### Input
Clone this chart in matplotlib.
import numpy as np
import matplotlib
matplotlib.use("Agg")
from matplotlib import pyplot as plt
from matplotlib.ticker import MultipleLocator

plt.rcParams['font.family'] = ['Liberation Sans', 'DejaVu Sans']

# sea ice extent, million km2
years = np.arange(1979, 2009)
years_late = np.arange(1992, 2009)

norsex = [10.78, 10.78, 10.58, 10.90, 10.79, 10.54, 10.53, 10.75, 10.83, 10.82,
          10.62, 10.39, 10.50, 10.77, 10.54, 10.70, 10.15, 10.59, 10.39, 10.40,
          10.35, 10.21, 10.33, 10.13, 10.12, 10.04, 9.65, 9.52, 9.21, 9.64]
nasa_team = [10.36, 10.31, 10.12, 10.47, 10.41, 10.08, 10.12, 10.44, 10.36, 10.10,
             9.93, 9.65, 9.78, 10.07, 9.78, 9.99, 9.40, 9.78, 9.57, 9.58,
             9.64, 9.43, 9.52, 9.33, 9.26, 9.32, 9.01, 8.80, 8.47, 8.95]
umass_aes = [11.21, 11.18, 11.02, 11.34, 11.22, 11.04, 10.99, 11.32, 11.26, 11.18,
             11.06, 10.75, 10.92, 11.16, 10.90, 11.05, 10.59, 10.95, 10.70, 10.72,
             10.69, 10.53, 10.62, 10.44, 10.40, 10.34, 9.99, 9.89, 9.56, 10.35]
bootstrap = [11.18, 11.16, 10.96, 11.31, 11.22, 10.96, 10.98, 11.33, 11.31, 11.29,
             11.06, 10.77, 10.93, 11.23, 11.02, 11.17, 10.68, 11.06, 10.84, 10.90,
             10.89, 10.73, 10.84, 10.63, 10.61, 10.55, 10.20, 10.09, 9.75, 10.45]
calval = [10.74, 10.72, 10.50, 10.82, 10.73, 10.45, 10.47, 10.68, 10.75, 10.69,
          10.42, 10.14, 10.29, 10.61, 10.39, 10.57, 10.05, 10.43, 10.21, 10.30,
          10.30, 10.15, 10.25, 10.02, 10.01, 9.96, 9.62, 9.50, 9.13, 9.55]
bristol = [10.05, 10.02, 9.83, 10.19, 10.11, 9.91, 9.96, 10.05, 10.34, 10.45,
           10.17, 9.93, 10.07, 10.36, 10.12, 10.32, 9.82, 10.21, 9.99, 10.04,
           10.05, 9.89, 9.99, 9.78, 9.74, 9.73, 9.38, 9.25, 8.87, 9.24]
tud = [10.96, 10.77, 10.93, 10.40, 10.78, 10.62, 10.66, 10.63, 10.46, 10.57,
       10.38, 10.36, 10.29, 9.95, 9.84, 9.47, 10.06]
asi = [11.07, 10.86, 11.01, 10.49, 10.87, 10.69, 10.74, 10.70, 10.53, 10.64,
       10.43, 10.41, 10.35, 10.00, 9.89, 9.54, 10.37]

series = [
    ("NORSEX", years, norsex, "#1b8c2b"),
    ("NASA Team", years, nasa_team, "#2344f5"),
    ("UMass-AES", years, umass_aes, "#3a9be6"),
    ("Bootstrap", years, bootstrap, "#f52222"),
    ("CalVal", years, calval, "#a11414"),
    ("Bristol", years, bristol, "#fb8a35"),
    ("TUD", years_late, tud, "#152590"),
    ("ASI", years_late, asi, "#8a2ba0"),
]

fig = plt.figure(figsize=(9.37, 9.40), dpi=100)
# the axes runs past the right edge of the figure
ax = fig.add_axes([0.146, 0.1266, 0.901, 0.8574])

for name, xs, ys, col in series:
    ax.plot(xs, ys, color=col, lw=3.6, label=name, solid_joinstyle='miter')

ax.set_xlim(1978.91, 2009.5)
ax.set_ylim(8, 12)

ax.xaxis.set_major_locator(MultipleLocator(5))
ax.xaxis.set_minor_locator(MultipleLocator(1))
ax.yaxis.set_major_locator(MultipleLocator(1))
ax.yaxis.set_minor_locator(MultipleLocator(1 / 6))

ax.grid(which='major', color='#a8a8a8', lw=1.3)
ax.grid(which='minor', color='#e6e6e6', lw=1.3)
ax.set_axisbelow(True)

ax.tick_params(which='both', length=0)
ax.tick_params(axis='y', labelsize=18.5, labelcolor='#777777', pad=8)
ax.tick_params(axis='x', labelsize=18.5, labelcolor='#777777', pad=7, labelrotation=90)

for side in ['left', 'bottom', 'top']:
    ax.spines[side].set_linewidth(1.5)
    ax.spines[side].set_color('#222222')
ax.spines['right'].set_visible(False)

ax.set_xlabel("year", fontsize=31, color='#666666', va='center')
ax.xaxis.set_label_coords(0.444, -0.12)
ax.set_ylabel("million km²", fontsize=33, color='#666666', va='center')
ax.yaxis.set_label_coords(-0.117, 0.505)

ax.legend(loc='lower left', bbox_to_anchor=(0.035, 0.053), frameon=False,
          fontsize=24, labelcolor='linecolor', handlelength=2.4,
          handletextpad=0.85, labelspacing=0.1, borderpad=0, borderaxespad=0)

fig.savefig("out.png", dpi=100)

* * *

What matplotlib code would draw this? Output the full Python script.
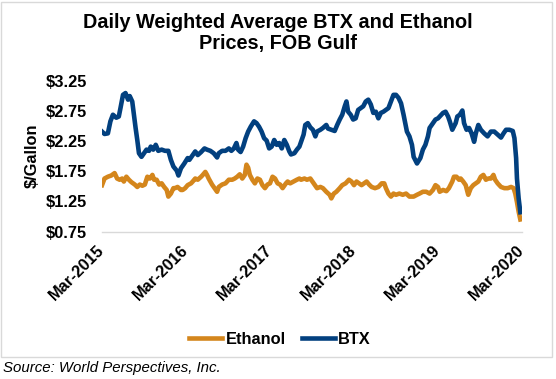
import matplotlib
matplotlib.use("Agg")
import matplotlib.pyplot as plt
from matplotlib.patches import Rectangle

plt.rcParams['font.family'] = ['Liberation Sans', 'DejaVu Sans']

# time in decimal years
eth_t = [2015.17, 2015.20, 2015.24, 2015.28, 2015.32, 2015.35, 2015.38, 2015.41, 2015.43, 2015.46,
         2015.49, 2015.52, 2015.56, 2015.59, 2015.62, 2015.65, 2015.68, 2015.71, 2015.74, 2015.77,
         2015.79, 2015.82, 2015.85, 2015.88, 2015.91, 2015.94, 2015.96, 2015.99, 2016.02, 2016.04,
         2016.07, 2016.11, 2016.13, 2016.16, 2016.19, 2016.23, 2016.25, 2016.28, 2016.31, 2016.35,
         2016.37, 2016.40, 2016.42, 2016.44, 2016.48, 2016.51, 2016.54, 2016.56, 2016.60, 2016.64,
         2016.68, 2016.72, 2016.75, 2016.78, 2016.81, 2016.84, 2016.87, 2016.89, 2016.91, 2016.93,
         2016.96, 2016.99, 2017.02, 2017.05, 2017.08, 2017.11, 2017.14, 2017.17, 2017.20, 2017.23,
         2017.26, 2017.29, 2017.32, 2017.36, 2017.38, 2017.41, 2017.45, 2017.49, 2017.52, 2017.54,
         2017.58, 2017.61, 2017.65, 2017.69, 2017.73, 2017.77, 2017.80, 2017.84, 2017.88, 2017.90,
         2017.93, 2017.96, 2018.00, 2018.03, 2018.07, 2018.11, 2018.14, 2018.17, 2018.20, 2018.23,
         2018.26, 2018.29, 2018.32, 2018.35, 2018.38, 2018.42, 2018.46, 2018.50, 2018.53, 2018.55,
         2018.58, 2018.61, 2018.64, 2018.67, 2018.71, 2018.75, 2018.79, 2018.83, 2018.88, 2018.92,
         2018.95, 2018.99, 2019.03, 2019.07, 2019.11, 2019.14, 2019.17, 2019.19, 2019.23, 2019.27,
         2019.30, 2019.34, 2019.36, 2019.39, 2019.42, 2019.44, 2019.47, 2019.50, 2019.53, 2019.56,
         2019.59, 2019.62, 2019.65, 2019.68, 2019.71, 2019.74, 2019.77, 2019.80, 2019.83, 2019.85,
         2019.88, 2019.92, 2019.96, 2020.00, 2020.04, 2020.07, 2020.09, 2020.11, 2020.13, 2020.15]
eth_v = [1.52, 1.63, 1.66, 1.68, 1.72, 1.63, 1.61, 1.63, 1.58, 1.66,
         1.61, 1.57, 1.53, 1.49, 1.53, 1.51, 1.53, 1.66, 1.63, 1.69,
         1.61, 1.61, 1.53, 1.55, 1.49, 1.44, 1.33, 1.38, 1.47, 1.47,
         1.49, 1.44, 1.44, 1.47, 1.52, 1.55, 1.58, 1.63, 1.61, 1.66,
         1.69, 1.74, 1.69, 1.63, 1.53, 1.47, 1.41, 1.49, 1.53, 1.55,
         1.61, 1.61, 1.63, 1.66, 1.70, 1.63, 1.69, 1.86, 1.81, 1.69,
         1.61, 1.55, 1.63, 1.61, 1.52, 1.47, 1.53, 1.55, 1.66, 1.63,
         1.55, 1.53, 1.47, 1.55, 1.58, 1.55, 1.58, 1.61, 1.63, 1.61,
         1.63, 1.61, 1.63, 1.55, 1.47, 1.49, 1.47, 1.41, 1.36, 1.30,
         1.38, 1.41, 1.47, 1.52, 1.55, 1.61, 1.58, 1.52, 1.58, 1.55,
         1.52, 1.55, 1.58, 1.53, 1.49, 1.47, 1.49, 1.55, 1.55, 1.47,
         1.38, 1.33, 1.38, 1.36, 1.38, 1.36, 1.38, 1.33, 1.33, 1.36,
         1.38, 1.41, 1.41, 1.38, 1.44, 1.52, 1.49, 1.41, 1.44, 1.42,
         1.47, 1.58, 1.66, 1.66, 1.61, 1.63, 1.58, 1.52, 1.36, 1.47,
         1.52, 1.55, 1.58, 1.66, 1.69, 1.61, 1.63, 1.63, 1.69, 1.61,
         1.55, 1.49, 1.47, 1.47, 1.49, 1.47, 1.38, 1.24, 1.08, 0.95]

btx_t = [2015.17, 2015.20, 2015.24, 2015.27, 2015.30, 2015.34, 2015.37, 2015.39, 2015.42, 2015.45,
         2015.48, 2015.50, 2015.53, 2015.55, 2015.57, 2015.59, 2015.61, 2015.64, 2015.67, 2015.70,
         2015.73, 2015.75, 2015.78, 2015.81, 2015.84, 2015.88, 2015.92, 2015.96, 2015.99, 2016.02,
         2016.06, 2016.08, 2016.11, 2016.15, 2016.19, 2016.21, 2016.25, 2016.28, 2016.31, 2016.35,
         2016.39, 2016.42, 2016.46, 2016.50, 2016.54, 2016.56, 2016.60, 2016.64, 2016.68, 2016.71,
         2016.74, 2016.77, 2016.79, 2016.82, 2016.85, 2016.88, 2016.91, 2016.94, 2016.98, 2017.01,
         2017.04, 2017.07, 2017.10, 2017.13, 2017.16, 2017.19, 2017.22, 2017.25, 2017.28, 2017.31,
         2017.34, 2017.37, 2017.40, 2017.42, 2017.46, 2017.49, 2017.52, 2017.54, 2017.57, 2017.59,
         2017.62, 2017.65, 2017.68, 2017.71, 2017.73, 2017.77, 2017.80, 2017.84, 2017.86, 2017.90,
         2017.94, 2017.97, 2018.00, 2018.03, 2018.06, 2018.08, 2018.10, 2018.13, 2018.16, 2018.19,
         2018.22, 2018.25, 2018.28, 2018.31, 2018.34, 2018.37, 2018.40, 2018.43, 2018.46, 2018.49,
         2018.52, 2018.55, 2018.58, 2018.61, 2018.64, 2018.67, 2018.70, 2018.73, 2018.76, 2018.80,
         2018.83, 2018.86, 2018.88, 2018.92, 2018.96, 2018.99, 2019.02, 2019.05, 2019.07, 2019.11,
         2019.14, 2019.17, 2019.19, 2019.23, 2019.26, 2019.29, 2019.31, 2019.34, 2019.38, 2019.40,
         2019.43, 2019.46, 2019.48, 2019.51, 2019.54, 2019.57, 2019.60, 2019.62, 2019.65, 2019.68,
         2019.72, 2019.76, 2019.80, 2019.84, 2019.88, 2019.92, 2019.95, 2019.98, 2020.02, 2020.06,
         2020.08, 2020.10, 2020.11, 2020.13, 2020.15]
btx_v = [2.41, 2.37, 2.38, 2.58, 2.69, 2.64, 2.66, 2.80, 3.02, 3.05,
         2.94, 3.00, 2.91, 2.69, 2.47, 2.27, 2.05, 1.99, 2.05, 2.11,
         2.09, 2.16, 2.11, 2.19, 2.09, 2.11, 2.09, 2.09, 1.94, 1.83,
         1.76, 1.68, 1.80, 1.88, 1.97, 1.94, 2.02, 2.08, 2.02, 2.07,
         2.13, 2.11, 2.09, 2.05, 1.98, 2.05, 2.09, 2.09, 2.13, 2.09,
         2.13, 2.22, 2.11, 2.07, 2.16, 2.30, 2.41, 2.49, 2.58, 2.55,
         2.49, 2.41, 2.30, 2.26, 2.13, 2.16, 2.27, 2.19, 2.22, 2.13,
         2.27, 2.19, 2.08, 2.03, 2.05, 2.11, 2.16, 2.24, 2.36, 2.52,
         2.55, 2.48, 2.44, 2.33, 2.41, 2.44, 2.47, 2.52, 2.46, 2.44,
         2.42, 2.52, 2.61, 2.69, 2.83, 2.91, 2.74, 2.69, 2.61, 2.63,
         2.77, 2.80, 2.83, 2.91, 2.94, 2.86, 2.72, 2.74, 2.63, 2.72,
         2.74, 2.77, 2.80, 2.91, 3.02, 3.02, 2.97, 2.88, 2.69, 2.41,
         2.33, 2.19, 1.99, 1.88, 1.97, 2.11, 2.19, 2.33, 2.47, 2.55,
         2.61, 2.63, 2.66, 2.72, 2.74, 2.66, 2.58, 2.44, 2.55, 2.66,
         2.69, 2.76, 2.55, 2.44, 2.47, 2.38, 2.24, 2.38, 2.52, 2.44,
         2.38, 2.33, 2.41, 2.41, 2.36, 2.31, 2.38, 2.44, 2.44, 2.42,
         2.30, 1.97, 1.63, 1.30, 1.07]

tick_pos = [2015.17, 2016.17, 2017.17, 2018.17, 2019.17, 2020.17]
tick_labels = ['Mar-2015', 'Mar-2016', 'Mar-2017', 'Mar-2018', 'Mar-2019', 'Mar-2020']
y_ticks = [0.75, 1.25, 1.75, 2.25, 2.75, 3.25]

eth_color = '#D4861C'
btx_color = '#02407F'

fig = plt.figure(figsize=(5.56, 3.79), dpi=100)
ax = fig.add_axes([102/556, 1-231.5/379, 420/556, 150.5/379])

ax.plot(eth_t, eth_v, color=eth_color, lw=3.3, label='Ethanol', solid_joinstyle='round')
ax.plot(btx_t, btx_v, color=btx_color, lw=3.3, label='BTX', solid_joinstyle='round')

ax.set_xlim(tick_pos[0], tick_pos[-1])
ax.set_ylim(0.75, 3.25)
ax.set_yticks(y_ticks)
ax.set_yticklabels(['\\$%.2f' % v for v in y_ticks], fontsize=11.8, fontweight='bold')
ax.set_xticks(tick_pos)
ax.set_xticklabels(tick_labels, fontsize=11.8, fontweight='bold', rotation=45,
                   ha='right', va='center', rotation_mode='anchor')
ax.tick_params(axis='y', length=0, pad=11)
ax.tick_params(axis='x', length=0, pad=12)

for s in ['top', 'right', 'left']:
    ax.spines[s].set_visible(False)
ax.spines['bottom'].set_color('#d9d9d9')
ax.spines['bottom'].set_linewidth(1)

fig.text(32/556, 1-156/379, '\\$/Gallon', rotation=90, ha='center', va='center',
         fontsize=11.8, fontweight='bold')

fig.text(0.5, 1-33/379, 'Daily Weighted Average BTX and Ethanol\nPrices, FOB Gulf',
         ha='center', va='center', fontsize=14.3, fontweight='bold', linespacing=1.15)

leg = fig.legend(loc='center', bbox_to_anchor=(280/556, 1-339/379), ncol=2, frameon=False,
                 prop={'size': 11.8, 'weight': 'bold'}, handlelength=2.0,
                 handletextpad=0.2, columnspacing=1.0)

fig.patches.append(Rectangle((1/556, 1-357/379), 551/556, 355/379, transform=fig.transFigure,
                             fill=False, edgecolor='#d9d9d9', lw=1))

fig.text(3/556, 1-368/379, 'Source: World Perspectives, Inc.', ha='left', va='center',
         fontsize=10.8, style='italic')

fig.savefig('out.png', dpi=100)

### What this task involves
Starting at the line that contains "Clone this chart in matplotlib." and ending at the line that contains "years_late = np.arange(1992, 2009)", repeat each line exactly, both ends included, and nothing else.

### Expected answer
Clone this chart in matplotlib.
import numpy as np
import matplotlib
matplotlib.use("Agg")
from matplotlib import pyplot as plt
from matplotlib.ticker import MultipleLocator

plt.rcParams['font.family'] = ['Liberation Sans', 'DejaVu Sans']

# sea ice extent, million km2
years = np.arange(1979, 2009)
years_late = np.arange(1992, 2009)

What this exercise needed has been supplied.